April 15 (Renewables Now) – The “must run” status of renewable power generators in India remains unchanged during the lockdown, but, as can be expected, solar park construction has been paused, Azure Power Global Ltd (NYSE:AZRE) said in an operational update.

“We have been receiving payments towards electricity supplied from all our customers in normal course and there has only been minor curtailment of our plants,” the Indian solar power producer said on Friday.

Construction activities have been stopped until the end of the lockdown but the company does not expect any delay penalties as its counterparties have recognised its force majeure claim. “We do not foresee any increase in our project costs related to COVID-19 as of date and would note that metal and module prices have recently declined due to softness in global demand.”

Curtailment not allowed

Azure said power distribution companies (DISCOMs) in India have sent Force Majeure notices to inform generators they might be unable to meet their obligations under power purchase agreements (PPAs) due to COVID-19 situation. The Ministry of New and Renewable Energy (MNRE) has been quick to remind DISCOMs that the “must run” status of renewable power plants remains in place, curtailment of green power generation is allowed only for grid safety reasons, and payments for renewable power have to be made in time.

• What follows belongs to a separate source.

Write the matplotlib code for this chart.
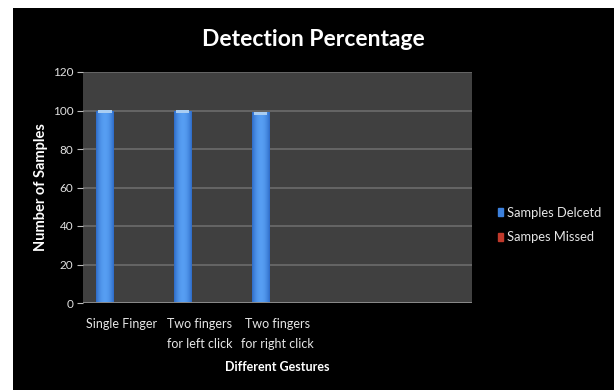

The Solar Energy Corporation of India (SECI) has already denied DISCOMs’ force majeure claims in which they cite reduced demand and delayed payments from customers due to the coronavirus.

Results and liquidity

Azure said it expects its revenues for the fiscal year ended on March 31, 2020 to be between INR 12.9 billion (USD 169.3m/EUR 154.7m) and INR 13 billion, which is in line with its earlier guidance of INR 12.77 billion – 13.35 billion. It added that it is “comfortable” with the revenue and operational capacity guidance for the fiscal years 2020 and 2021 which it published on February 12.  

“Our liquidity position remains sufficient to continue normal operations through at least the end of fiscal year 2021, ending March 31, 2021, even if only some of the highest debt-rated counterparties, such as Government-of-India-owned SECI, continue to make payments for electricity received,” the company stated on Friday. It may seek working capital lines and revolving credit lines with domestic and international lenders to further boost its liquidity.